Besluit van 31 mei 2000, tot vaststelling van het tijdstip van inwerkingtreding van enige artikelen en onderdelen van artikelen van de wet van 20 januari 2000 tot wijziging van het Wetboek van Strafrecht en andere wetten met het oog op de opneming in het Wetboek van Strafrecht van eenvormige strafbepalingen inzake het verstrekken van onware gegevens en het nalaten te voldoen aan wettelijke verplichtingen om tijdig gegevens te verstrekken (concentratie strafbaarstelling frauduleuze gedragingen) (Stb. 40)

Wij Beatrix, bij de gratie Gods, Koningin der Nederlanden, Prinses van Oranje-Nassau, enz. enz. enz.

Op de voordracht van Onze Minister van Justitie van 24 mei 2000, Directie Wetgeving, nr. 5030070/00/6;

Gelet op artikel LXXIX van de Reparatiewet I en artikel XXXI van de wet van 20 januari 2000 tot wijziging van het Wetboek van Strafrecht en andere wetten met het oog op de opneming in het Wetboek van Strafrecht van eenvormige strafbepalingen inzake het verstrekken van onware gegevens en het nalaten te voldoen aan wettelijke verplichtingen om tijdig gegevens te verstrekken (concentratie strafbaarstelling frauduleuze gedragingen) (Stb. 40);

Hebben goedgevonden en verstaan:

Enig artikel

De artikelen I, III, IV, V, VII, IX, onderdelen A en B, XI, onderdelen A, C en D, XIV, XVI, onderdelen B, C en D, XVII, XIX, XX, XXII, XXIII, XXIV, XXV, XXVI, XXIX alsmede XXX van de wet van 20 januari 2000 tot wijziging van het Wetboek van Strafrecht en andere wetten met het oog op de opneming in het Wetboek van Strafrecht van eenvormige strafbepalingen inzake het verstrekken van onware gegevens en het nalaten te voldoen aan wettelijke verplichtingen om tijdig gegevens te verstrekken (concentratie strafbaarstelling frauduleuze gedragingen) (Stb. 40) treden in werking met ingang van 1 juli 2000.

Onze Minister van Justitie is belast met de uitvoering van dit besluit dat in het Staatsblad zal worden geplaatst.

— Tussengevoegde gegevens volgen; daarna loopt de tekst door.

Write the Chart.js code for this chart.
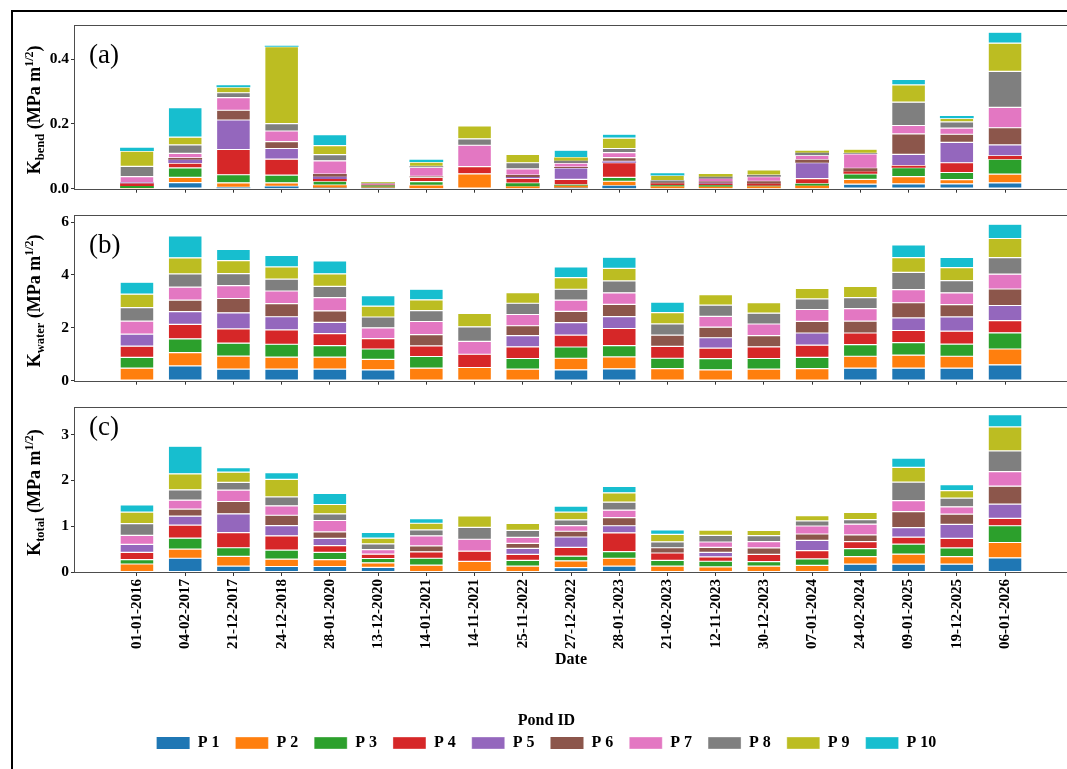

's-Gravenhage, 31 mei 2000

Beatrix

De Minister van Justitie,

A. H. Korthals

Uitgegeven de dertiende juni 2000

De Minister van Justitie,

A. H. Korthals

NOTA VAN TOELICHTING

Het onderhavige Koninklijk besluit strekt ertoe, ter uitvoering van artikel LXXIX van de Reparatiewet I, de daarvoor in aanmerking komende delen van de wet van 20 januari 2000 tot wijziging van het Wetboek van Strafrecht en andere wetten met het oog op de opneming in het Wetboek van Strafrecht van eenvormige strafbepalingen inzake het verstrekken van onware gegevens en het nalaten te voldoen aan wettelijke verplichtingen om tijdig gegevens te verstrekken (concentratie strafbaarstelling frauduleuze gedragingen) (Stb. 40) in werking te laten treden. Enkele andere wetten bevatten bepalingen welker inwerkingtreding van het tot wet verheven worden en in werking treden van voornoemde wet afhankelijk is gesteld. Daartoe behoort onder meer artikel 97 van de Algemene Nabestaandenwet. Uit de omstandigheid dat de kern van de wet inzake de concentratie strafbaarstelling frauduleuze gedragingen, de in het Wetboek van Strafrecht in te voegen strafbaarstellingen, in werking treedt, mag worden afgeleid dat ook deze artikelen in andere wetten en derhalve ook artikel 97 van de Algemene Nabestaandenwet, in werking treden, zodat artikel VII van de wet inzake de concentratie strafbaarstelling frauduleuze gedragingen gewijzigd in werking treedt. Gevolg daarvan is dat de Algemene Ouderdomswet ongewijzigd blijft.